If you’re new to pylytics, skip this section.

Introduction

Dimensions change over time. To use our store example:

class Store(Dimension):

    __source__ = NotImplemented

    store_id = NaturalKey('store_id', int)
    store_shortcode = NaturalKey('store_shortcode', basestring)
    store_size = Column('store_size', basestring)
    employees = Column('employees', int)

Over time, the number of employees might change, and so might the store_size if it gets an extension.

Fact and dimension tables in pylytics are idempotent, meaning you could run manage.py historical fact_1, and if the rows already exist they’ll be left alone.

However, if any of the dimension columns change, a new row will be inserted. For example, if a store extension happens to ‘LON1’:

Store
store_id store_shortcode store_size employees applicable_from
1 ‘LON1’ ‘small’ 100 2010-01-01 00:00:00
1 ‘LON1’ ‘medium’ 100 2014-01-01 00:00:00

Notice the ‘applicable_from’ column.

The next time the Store fact updates, it will refer to the latest version of the dimension, but existing fact rows will still point to the dimension row that was relevant when they were created.

Visualisation Tools

Mondrian

pylytics can export an XML schema definition for Mondrian.
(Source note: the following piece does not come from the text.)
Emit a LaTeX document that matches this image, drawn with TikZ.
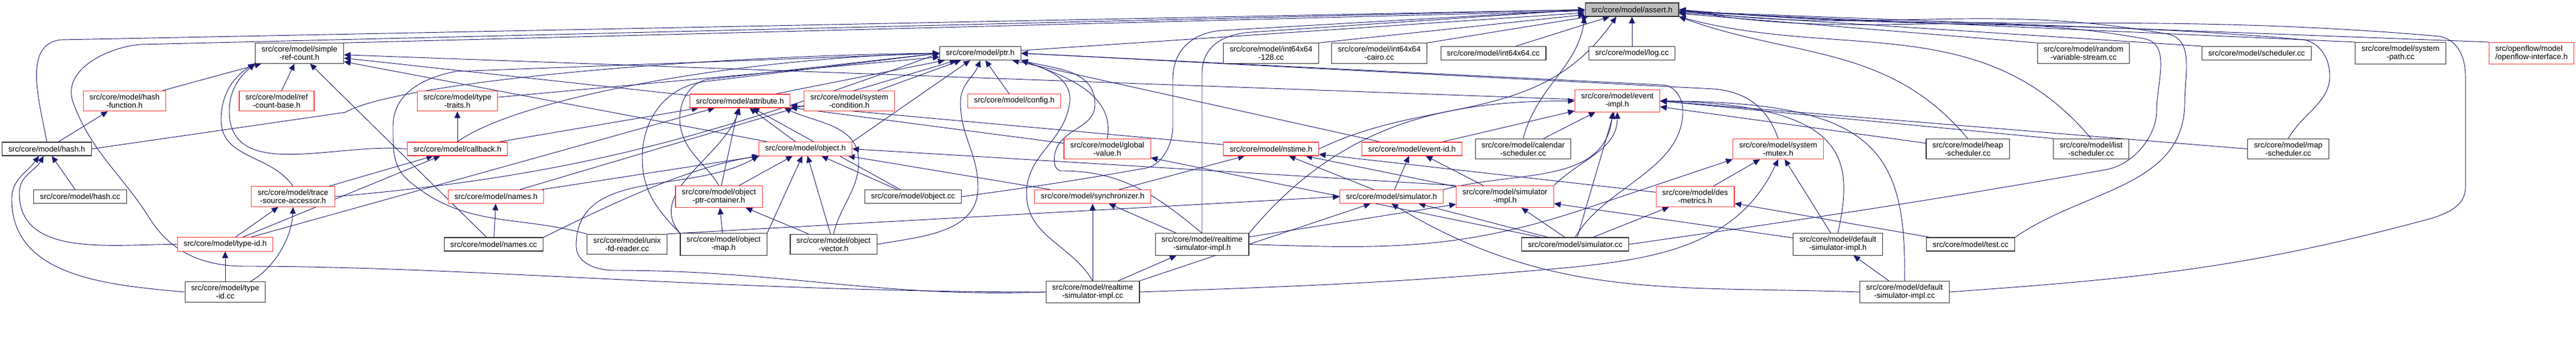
\documentclass[tikz,border=0pt]{standalone}
\usepackage{fontspec}
\setmainfont{Liberation Sans}
\usetikzlibrary{arrows.meta,backgrounds}

\definecolor{edgeblue}{HTML}{191970}
\definecolor{truncred}{HTML}{FF3B3B}
\definecolor{rootgray}{HTML}{BFBFBF}

\tikzset{
  file/.style={rectangle,draw=black!80,fill=white,line width=0.8pt,align=center,
    font=\fontsize{10}{10.5}\selectfont,inner xsep=8pt,inner ysep=4pt,minimum height=17.25pt},
  trunc/.style={file,draw=truncred},
  root/.style={file,fill=rootgray},
  dep/.style={color=edgeblue,line width=0.7pt,-{Triangle[length=8.5pt,width=7.5pt]}}
}

\begin{document}
\begin{tikzpicture}[x=0.75pt,y=-0.75pt]
  \useasboundingbox (0,0) rectangle (4404,581);

  \node[root]  (assert)  at (2790,16.5) {src/core/model/assert.h};

  \node[file]  (src)     at (512,91)    {src/core/model/simple\\-ref-count.h};
  \node[file]  (ptr)     at (1676,91)   {src/core/model/ptr.h};
  \node[file]  (i128)    at (2173,91)   {src/core/model/int64x64\\-128.cc};
  \node[file]  (icairo)  at (2358,91)   {src/core/model/int64x64\\-cairo.cc};
  \node[file]  (i64)     at (2553,91)   {src/core/model/int64x64.cc};
  \node[file]  (logcc)   at (2790,91)   {src/core/model/log.cc};
  \node[file]  (rvs)     at (3562,91)   {src/core/model/random\\-variable-stream.cc};
  \node[file]  (schedcc) at (3858,91)   {src/core/model/scheduler.cc};
  \node[file]  (spath)   at (4104,91)   {src/core/model/system\\-path.cc};
  \node[trunc,align=left] (ofi) at (4328,91) {src/openflow/model\\/openflow-interface.h};

  \node[trunc] (hashfn)  at (213,172.5)  {src/core/model/hash\\-function.h};
  \node[trunc] (rcb)     at (473,172.5)  {src/core/model/ref\\-count-base.h};
  \node[trunc] (ttraits) at (782,172.5)  {src/core/model/type\\-traits.h};
  \node[trunc] (attr)    at (1265,172.5) {src/core/model/attribute.h};
  \node[trunc] (syscond) at (1452,172.5) {src/core/model/system\\-condition.h};
  \node[trunc] (config)  at (1734,172.5) {src/core/model/config.h};
  \node[trunc] (evimpl)  at (2765,172.5) {src/core/model/event\\-impl.h};

  \node[file]  (hashh)   at (80,254.5)   {src/core/model/hash.h};
  \node[trunc] (cb)      at (782,254.5)  {src/core/model/callback.h};
  \node[trunc] (obj)     at (1377,254.5) {src/core/model/object.h};
  \node[trunc] (gv)      at (1893,254.5) {src/core/model/global\\-value.h};
  \node[trunc] (nstime)  at (2173,254.5) {src/core/model/nstime.h};
  \node[trunc] (evid)    at (2414,254.5) {src/core/model/event-id.h};
  \node[file]  (calcc)   at (2604,254.5) {src/core/model/calendar\\-scheduler.cc};
  \node[trunc] (mutex)   at (3040,254.5) {src/core/model/system\\-mutex.h};
  \node[file]  (heapcc)  at (3364,254.5) {src/core/model/heap\\-scheduler.cc};
  \node[file]  (listcc)  at (3575,254.5) {src/core/model/list\\-scheduler.cc};
  \node[file]  (mapcc)   at (3912,254.5) {src/core/model/map\\-scheduler.cc};

  \node[file]  (hashcc)  at (137,336)  {src/core/model/hash.cc};
  \node[trunc] (tsa)     at (501,336)  {src/core/model/trace\\-source-accessor.h};
  \node[trunc] (namesh)  at (848,336)  {src/core/model/names.h};
  \node[trunc] (opc)     at (1229,336) {src/core/model/object\\-ptr-container.h};
  \node[file]  (objcc)   at (1561,336) {src/core/model/object.cc};
  \node[trunc] (sync)    at (1868,336) {src/core/model/synchronizer.h};
  \node[trunc] (simh)    at (2379,336) {src/core/model/simulator.h};
  \node[trunc] (simimpl) at (2573,336) {src/core/model/simulator\\-impl.h};
  \node[trunc] (desm)    at (2898,336) {src/core/model/des\\-metrics.h};

  \node[trunc] (tidh)    at (385,417.5)  {src/core/model/type-id.h};
  \node[file]  (namescc) at (844,417.5)  {src/core/model/names.cc};
  \node[file]  (unixcc)  at (1072,417.5) {src/core/model/unix\\-fd-reader.cc};
  \node[file]  (omap)    at (1237,417.5) {src/core/model/object\\-map.h};
  \node[file]  (ovec)    at (1425,417.5) {src/core/model/object\\-vector.h};
  \node[file]  (rtsimh)  at (2055,417.5) {src/core/model/realtime\\-simulator-impl.h};
  \node[file]  (simcc)   at (2693,417.5) {src/core/model/simulator.cc};
  \node[file]  (dsimh)   at (3142,417.5) {src/core/model/default\\-simulator-impl.h};
  \node[file]  (testcc)  at (3369,417.5) {src/core/model/test.cc};

  \node[file]  (tidcc)   at (385,499)  {src/core/model/type\\-id.cc};
  \node[file]  (rtsimcc) at (1868,499) {src/core/model/realtime\\-simulator-impl.cc};
  \node[file]  (dsimcc)  at (3256,499) {src/core/model/default\\-simulator-impl.cc};

  \begin{scope}[on background layer]
  \path[dep]
    (src.north east) edge (assert)
    (ptr) edge (assert)
    (i128.north east) edge (assert)
    (icairo.north east) edge (assert)
    (i64) edge (assert)
    (logcc) edge (assert)
    (rvs.north west) edge (assert)
    (schedcc.north west) edge (assert)
    (spath.north west) edge (assert)
    (ofi.north west) edge (assert)

    (hashfn) edge (src)
    (rcb) edge (src)
    (attr) edge (src)
    (obj) edge (src)
    (evimpl) edge (src)
    (namescc) edge (src)

    (ttraits) edge (ptr)
    (attr) edge (ptr)
    (obj.north east) edge (ptr)
    (namesh) edge (ptr)
    (config) edge (ptr)
    (syscond) edge (ptr)
    (evid) edge (ptr)

    (hashh) edge (hashfn)
    (hashcc) edge (hashh)
    (tidcc) edge (tidh)
    (tidh) edge (tsa)
    (tidh) edge (cb)
    (tidh) edge (attr)
    (tsa) edge (cb)

    (cb) edge (ttraits)
    (cb) edge (attr)
    (opc) edge (attr)
    (obj) edge (attr)
    (objcc) edge (attr)
    (gv) edge (attr)
    (nstime) edge (attr)

    (namesh) edge (obj)
    (opc) edge (obj)
    (omap.north east) edge (obj)
    (ovec) edge (obj)
    (objcc) edge (obj)
    (sync) edge (obj)
    (simimpl.north west) edge (obj.east)

    (namescc) edge (namesh)
    (omap) edge (opc)
    (ovec) edge (opc)

    (evid) edge (evimpl)
    (calcc) edge (evimpl)
    (heapcc) edge (evimpl)
    (listcc.north west) edge (evimpl.east)
    (mapcc.west) edge (evimpl.east)
    (simcc) edge (evimpl)

    (sync) edge (nstime)
    (simh) edge (nstime)
    (simimpl) edge (nstime)
    (desm) edge (nstime)
    (simh) edge (evid)
    (simimpl) edge (evid)

    (desm) edge (mutex)
    (dsimh) edge (mutex)
    (rtsimh) edge (sync)
    (rtsimcc) edge (sync)
    (rtsimcc) edge (rtsimh)
    (unixcc.north east) edge (simh.west)
    (simcc) edge (simh)
    (rtsimcc.north east) edge (simh)
    (rtsimh) edge (simimpl)
    (simcc) edge (simimpl)
    (dsimh) edge (simimpl)
    (simcc) edge (desm)
    (testcc) edge (desm)
    (simcc) edge (gv)
    (dsimcc) edge (dsimh)
    ;

  % long curved connectors
  \draw[dep] (hashh.east) -- (590,192) .. controls (680,140) and (1200,95) .. (ptr.west);
  \draw[dep] (cb.north) .. controls (880,170) and (1250,100) .. (ptr.west);
  \draw[dep] ([xshift=-20pt]tidcc.north east) .. controls (472,456) and (499,404) .. (tsa.south);
  \draw[dep] (namescc.north east) .. controls (1050,346) and (1177,286) .. (obj.south west);

  \draw[dep] (hashh.north) .. controls (68,175) and (37,74) .. (105,68) -- (assert.west);
  \draw[dep] (rtsimcc.west) .. controls (1250,499) and (800,455) .. (420,455)
    .. controls (346,455) and (292,431) .. (255,372)
    .. controls (210,300) and (156,260) .. (125,175)
    .. controls (105,120) and (182,81) .. (240,76) -- (assert.west);
  \draw[dep] (objcc.east) .. controls (1768,319) and (1837,309) .. (1960,287)
    .. controls (1985,282) and (2005,250) .. (2005,215) -- (2005,135)
    .. controls (2005,85) and (2040,55) .. (2090,52) -- (assert.west);
  \draw[dep] (rtsimh.north) -- (2055,125) .. controls (2055,80) and (2090,58) .. (2140,55) -- (assert.west);
  \draw[dep] (nstime.east) .. controls (2446,162) and (2632,217) .. ([xshift=-20pt]assert.south);
  \draw[dep] (calcc.north) .. controls (2628,147) and (2695,118) .. (assert.south west);
  \draw[dep] (heapcc.north) .. controls (3229,75) and (3067,100) .. (assert.south east);
  \draw[dep] (listcc.north) .. controls (3390,16) and (3148,103) .. (assert.south east);
  \draw[dep] (mapcc.north) .. controls (3937,193) and (3983,175) .. (3983,130)
    .. controls (3983,101) and (3968,75) .. (3940,68)
    .. controls (3523,31) and (3287,53) .. (assert.east);
  \draw[dep] (simcc.east) .. controls (3104,372) and (3282,346) .. (3600,290)
    .. controls (3650,281) and (3687,230) .. (3687,190)
    .. controls (3687,141) and (3713,74) .. (3665,66)
    .. controls (3354,11) and (3181,71) .. (assert.east);
  \draw[dep] (testcc.north east) .. controls (3564,323) and (3735,320) .. (3735,175)
    .. controls (3735,128) and (3752,66) .. (3705,58)
    .. controls (3383,1) and (3193,62) .. (assert.east);
  \draw[dep] (dsimcc.east) .. controls (3654,476) and (3837,459) .. (4150,375)
    .. controls (4182,366) and (4215,353) .. (4215,320) -- (4215,130)
    .. controls (4215,98) and (4202,68) .. (4170,62)
    .. controls (3663,18) and (3377,60) .. (assert.east);

  \draw[dep] (cb.west) .. controls (575,243) and (392,312) .. (392,190)
    .. controls (392,154) and (409,132) .. (src.south west);
  \draw[dep] (tsa.north) .. controls (463,263) and (378,272) .. (378,205)
    .. controls (378,161) and (399,131) .. (src.south west);
  \draw[dep] (unixcc.north west) .. controls (884,367) and (795,390) .. (700,310)
    .. controls (670,285) and (672,254) .. (672,215)
    .. controls (672,159) and (725,132) .. (780,122) -- (ptr.west);
  \draw[dep] (tidh.west) .. controls (192,417) and (33,441) .. (33,330)
    .. controls (33,300) and (60,292) .. ([xshift=-4pt]hashh.south);
  \draw[dep] (tidcc.west) .. controls (183,487) and (20,473) .. (20,340)
    .. controls (20,306) and (47,294) .. ([xshift=-10pt]hashh.south);
  \draw[dep] (tsa.east) .. controls (986,300) and (1215,233) .. (ptr.west);

  \draw[dep] (opc.north) .. controls (1205,277) and (1171,262) .. (1163,215)
    .. controls (1157,179) and (1178,138) .. (1215,135) -- (ptr.west);
  \draw[dep] (omap.north west) .. controls (1124,359) and (1098,327) .. (1098,270)
    .. controls (1098,205) and (1136,151) .. (1200,140) -- (ptr.west);
  \draw[dep] (omap.north west) .. controls (1104,328) and (1233,271) .. (attr.south);
  \draw[dep] (ovec.north) .. controls (1437,350) and (1468,325) .. (1468,275)
    .. controls (1468,214) and (1396,210) .. ([xshift=-8pt]attr.south east);
  \draw[dep] (ovec.east) .. controls (1576,404) and (1672,398) .. (1672,320)
    .. controls (1672,262) and (1642,233) .. (1642,175)
    .. controls (1642,144) and (1665,131) .. (ptr.south);
  \draw[dep] (gv.north) .. controls (1907,159) and (1818,129) .. (ptr.south east);
  \draw[dep] (rtsimh.north) .. controls (1976,333) and (1918,292) .. (1815,292)
    .. controls (1799,292) and (1800,264) .. (1808,250)
    .. controls (1827,217) and (1872,216) .. (1872,178)
    .. controls (1872,118) and (1800,117) .. (ptr.south east);
  \draw[dep] (rtsimcc.north) .. controls (1830,416) and (1755,405) .. (1755,330)
    .. controls (1755,265) and (1817,244) .. (1828,180)
    .. controls (1837,134) and (1789,118) .. (ptr.south east);
  \draw[dep] (rtsimcc.west) .. controls (1499,509) and (1340,462) .. (1050,462)
    .. controls (1020,462) and (985,450) .. (985,420)
    .. controls (985,285) and (1180,333) .. (obj.south west);
  \draw[dep] (simcc.north) .. controls (2743,319) and (2877,290) .. (2877,190)
    .. controls (2877,167) and (2863,145) .. (2840,145) -- (ptr.east);
  \draw[dep] (mutex.north) .. controls (3021,183) and (2986,157) .. (2930,152) -- (ptr.east);

  \draw[dep] (simh.north east) .. controls (2591,291) and (2743,317) .. ([xshift=-6pt]evimpl.south);
  \draw[dep] (simimpl.north east) .. controls (2702,272) and (2765,256) .. (evimpl.south);
  \draw[dep] (rtsimh.north east) .. controls (2286,218) and (2457,172) .. (evimpl.west);
  \draw[dep] (dsimh.north) .. controls (3170,270) and (3160,180) .. (evimpl.east);
  \draw[dep] (dsimcc.north) .. controls (3260,250) and (3200,175) .. (evimpl.east);
  \draw[dep] (rtsimh.east) .. controls (2357,425) and (2488,429) .. (2700,360) -- (mutex.south west);
  \draw[dep] (rtsimcc.east) .. controls (2223,489) and (2375,484) .. (2650,460)
    .. controls (2819,445) and (2968,426) .. (mutex.south);
  \draw[dep] (dsimcc.west) .. controls (2862,488) and (2655,514) .. (simh.south);
  \end{scope}
\end{tikzpicture}
\end{document}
Mondrian is an open source MDX engine, which powers Pentaho, Jaspersoft, and Saiku. These are all Business Intelligence products, which can visualise the data stored in star schemas.

Before using these tools you need to define an XML schema, which tells Mondrian about the structure of your star schema.

To export the XML use the following command:

./manage.py template Fact_1

This will export an entire schema definition for that fact (including dimension definitions).

The XML should be double checked for accuracy, because pylytics can’t completely second guess the end requirements, but it’s still a big time saver.